Lime, which is very abundant in the condition of a carbonate, is always in solution, in small quantities at least, and in larger quantities when free carbonic acid is present to assist the process. The conditions which provoke the disengagement of the gas at the same time determine the precipitation of the calcareous salt; and this is why calcic carbonated waters often give rise to important deposits. The ancients were impressed by the stalactites of caverns, and by petrifying springs which covered plants and other bodies immersed in their basins with a stony precipitate. Industry has profited by the property, and has obtained in petrifactions bas-reliefs and images of a very delicate molding.
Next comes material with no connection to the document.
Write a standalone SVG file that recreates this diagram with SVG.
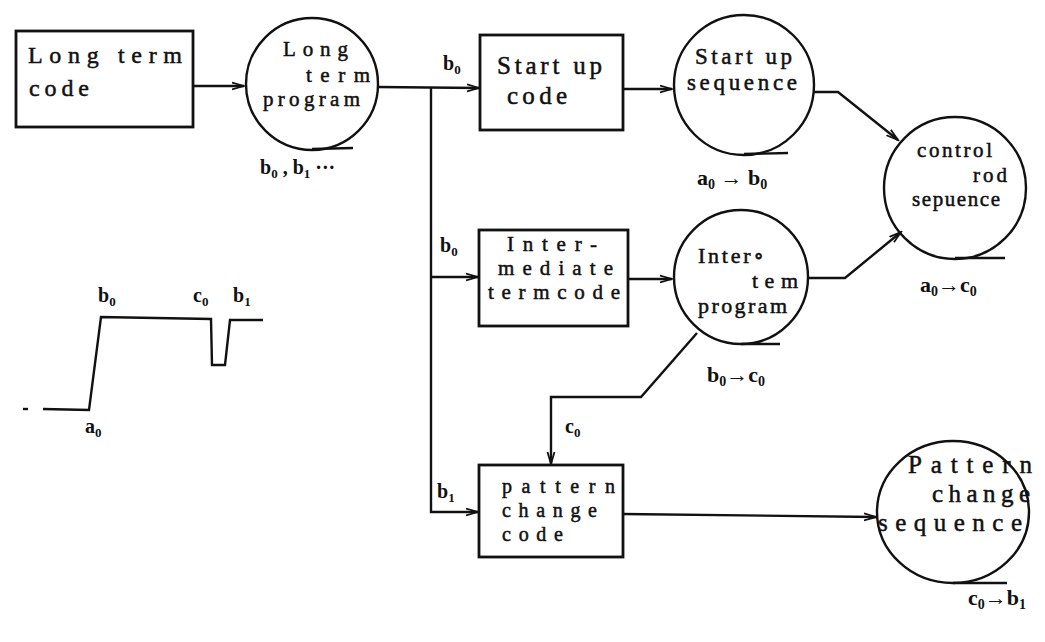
<svg xmlns="http://www.w3.org/2000/svg" width="1045" height="642" viewBox="0 0 1045 642" font-family="Liberation Serif, DejaVu Serif, serif">
<defs>
<style>
.box{fill:none;stroke:#111;stroke-width:2.8}
.circ{fill:none;stroke:#111;stroke-width:2.4}
.ln{fill:none;stroke:#111;stroke-width:2.4}
.nodetxt{font-family:"Liberation Serif","DejaVu Serif",serif;fill:#111;stroke:#111;stroke-width:0.5}
.lab{font-family:"Liberation Serif","DejaVu Serif",serif;fill:#111;font-weight:bold}
</style>
<marker id="arr" markerWidth="14" markerHeight="10" refX="12" refY="5" orient="auto" markerUnits="userSpaceOnUse">
<path d="M0,1.5 L12,5 L0,8.5" fill="none" stroke="#111" stroke-width="1.8"/>
</marker>
</defs>
<rect width="1045" height="642" fill="#fff"/>

<g id="connectors">
<line class="ln" x1="193" y1="86" x2="244" y2="86" marker-end="url(#arr)"/>
<line class="ln" x1="378" y1="87" x2="479" y2="88" marker-end="url(#arr)"/>
<polyline class="ln" points="431,87 431,512 478,512" marker-end="url(#arr)"/>
<line class="ln" x1="431" y1="277" x2="478" y2="277" marker-end="url(#arr)"/>
<line class="ln" x1="623" y1="89" x2="672" y2="89" marker-end="url(#arr)"/>
<line class="ln" x1="628" y1="279" x2="672" y2="279" marker-end="url(#arr)"/>
<polyline class="ln" points="813,92 838,92 898,140" marker-end="url(#arr)"/>
<polyline class="ln" points="808,278 845,278 901,232" marker-end="url(#arr)"/>
<polyline class="ln" points="697,333 641,397 551,397 551,464" marker-end="url(#arr)"/>
<line class="ln" x1="623" y1="514" x2="876" y2="517" marker-end="url(#arr)"/>
</g>

<g id="long-term-code">
<rect class="box" x="16" y="31" width="177" height="96"/>
<text class="nodetxt" font-size="24" x="28" y="63" textLength="154" lengthAdjust="spacing">Long term</text>
<text class="nodetxt" font-size="24" x="29" y="96" textLength="60" lengthAdjust="spacing">code</text>
</g>

<g id="long-term-program">
<circle class="circ" cx="312" cy="84" r="66"/>
<line class="ln" x1="312" y1="149" x2="353" y2="148"/>
<text class="nodetxt" font-size="21" x="283" y="56" textLength="65" lengthAdjust="spacing">Long</text>
<text class="nodetxt" font-size="21" x="306" y="82" textLength="64" lengthAdjust="spacing">term</text>
<text class="nodetxt" font-size="21" x="263" y="106" textLength="97" lengthAdjust="spacing">program</text>
<text class="lab" font-size="20" x="260" y="174">b<tspan font-size="13" dy="4">0</tspan><tspan dy="-4"> , b</tspan><tspan font-size="13" dy="4">1</tspan><tspan dy="-4"> ···</tspan></text>
</g>

<g id="start-up-code">
<rect class="box" x="480" y="35" width="143" height="95"/>
<text class="nodetxt" font-size="25" x="497" y="74" textLength="105" lengthAdjust="spacing">Start up</text>
<text class="nodetxt" font-size="25" x="507" y="104" textLength="60" lengthAdjust="spacing">code</text>
<text class="lab" font-size="20" x="443" y="70">b<tspan font-size="13" dy="4">0</tspan></text>
</g>

<g id="start-up-sequence">
<circle class="circ" cx="744" cy="85" r="70"/>
<line class="ln" x1="744" y1="154" x2="788" y2="153"/>
<text class="nodetxt" font-size="23" x="695" y="64" textLength="97" lengthAdjust="spacing">Start up</text>
<text class="nodetxt" font-size="23" x="687" y="90" textLength="110" lengthAdjust="spacing">sequence</text>
<text class="lab" font-size="22" x="697" y="185">a<tspan font-size="14" dy="4">0</tspan><tspan dy="-4"> → b</tspan><tspan font-size="14" dy="4">0</tspan></text>
</g>

<g id="control-rod-sequence">
<circle class="circ" cx="955" cy="188" r="71"/>
<line class="ln" x1="955" y1="258" x2="1005" y2="258"/>
<text class="nodetxt" font-size="21" x="917" y="157" textLength="75" lengthAdjust="spacing">control</text>
<text class="nodetxt" font-size="21" x="973" y="182" textLength="34" lengthAdjust="spacing">rod</text>
<text class="nodetxt" font-size="21" x="912" y="206" textLength="88" lengthAdjust="spacing">sepuence</text>
<text class="lab" font-size="22" x="920" y="292">a<tspan font-size="14" dy="4">0</tspan><tspan dy="-4">→c</tspan><tspan font-size="14" dy="4">0</tspan></text>
</g>

<g id="intermediate-term-code">
<rect class="box" x="479" y="230" width="149" height="96"/>
<text class="nodetxt" font-size="21" x="507" y="251" textLength="90" lengthAdjust="spacing">Inter-</text>
<text class="nodetxt" font-size="21" x="498" y="275" textLength="115" lengthAdjust="spacing">mediate</text>
<text class="nodetxt" font-size="21" x="488" y="299" textLength="132" lengthAdjust="spacing">termcode</text>
<text class="lab" font-size="20" x="440" y="252">b<tspan font-size="13" dy="4">0</tspan></text>
</g>

<g id="inter-term-program">
<circle class="circ" cx="741" cy="277" r="67"/>
<line class="ln" x1="741" y1="344" x2="780" y2="344"/>
<text class="nodetxt" font-size="22" x="698" y="263" textLength="66" lengthAdjust="spacing">Inter∘</text>
<text class="nodetxt" font-size="22" x="752" y="288" textLength="46" lengthAdjust="spacing">tem</text>
<text class="nodetxt" font-size="22" x="698" y="313" textLength="89" lengthAdjust="spacing">program</text>
<text class="lab" font-size="22" x="707" y="382">b<tspan font-size="14" dy="4">0</tspan><tspan dy="-4">→c</tspan><tspan font-size="14" dy="4">0</tspan></text>
</g>

<g id="pattern-change-code">
<rect class="box" x="479" y="465" width="144" height="92"/>
<text class="nodetxt" font-size="20" x="502" y="493" textLength="113" lengthAdjust="spacing">pattern</text>
<text class="nodetxt" font-size="20" x="502" y="517" textLength="95" lengthAdjust="spacing">change</text>
<text class="nodetxt" font-size="20" x="502" y="541" textLength="61" lengthAdjust="spacing">code</text>
<text class="lab" font-size="20" x="437" y="498">b<tspan font-size="13" dy="4">1</tspan></text>
<text class="lab" font-size="20" x="565" y="433">c<tspan font-size="13" dy="4">0</tspan></text>
</g>

<g id="pattern-change-sequence">
<ellipse class="circ" cx="953" cy="512" rx="76" ry="71"/>
<line class="ln" x1="953" y1="583" x2="1007" y2="583"/>
<text class="nodetxt" font-size="25" x="908" y="473" textLength="124" lengthAdjust="spacing">Pattern</text>
<text class="nodetxt" font-size="25" x="932" y="502" textLength="98" lengthAdjust="spacing">change</text>
<text class="nodetxt" font-size="25" x="878" y="531" textLength="144" lengthAdjust="spacing">sequence</text>
<text class="lab" font-size="22" x="968" y="605">c<tspan font-size="14" dy="4">0</tspan><tspan dy="-4">→b</tspan><tspan font-size="14" dy="4">1</tspan></text>
</g>

<g id="waveform">
<line class="ln" x1="23" y1="409" x2="28" y2="409"/>
<polyline class="ln" points="43,409 89,410 101,317 211,319 212,365 225,365 230,320 263,320"/>
<text class="lab" font-size="20" x="98" y="302">b<tspan font-size="13" dy="4">0</tspan></text>
<text class="lab" font-size="20" x="193" y="302">c<tspan font-size="13" dy="4">0</tspan></text>
<text class="lab" font-size="20" x="233" y="302">b<tspan font-size="13" dy="4">1</tspan></text>
<text class="lab" font-size="20" x="85" y="433">a<tspan font-size="13" dy="4">0</tspan></text>
</g>
</svg>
In many places the deposit has become extensive enough to constitute a rock formation like the travertine at Tivoli, which furnished building-stones for Rome.

Silica, although regarded as insoluble in water, may become associated with it by the aid of intermediate agencies, and form combinations which are even the predominant elements of some springs, as at Plombières, Bagnères-de-Luchon, Ax, Saint-Sauveur, and Amélie-les-Bains. Sometimes silica is so abundant that it is isolated as opal on coming in contact with the air. The basins of many geysers are thus carpeted with it.

Iron-ore, or limonite, is also constantly in formation in such quantities that the beds can be worked. It is known, according to the conditions under which it is deposited, under the names of bog-ore, field-ore, or lake-ore. It is generally buried at slight depths below the surface, forming thin beds. Its modern origin is demonstrated by the presence of products of human industry, such as fragments of pottery and utensils, which are met in the massive blocks; and it is, moreover, sometimes renewed in places where it has recently been worked. More than a thousand lakes in Sweden, Norway, and Finland supply this mineral in rounded and separated globules. Although its formation is in constant continuation, the cause of it has been for a long time misapprehended. It is a result of slow dissolutions which have been frequently observed in arenaceous clays. Rain-waters traversing them, having seeped along roots undergoing decomposition, take from them an acid principle, and thus acquire the power of dissolving oxide of iron as they go. Reappearing in the air, they abandon the hydrated peroxide of iron, leaving it as a brown, gelatinous precipitate. Organic substances in this way contribute to the formation of mineral matters.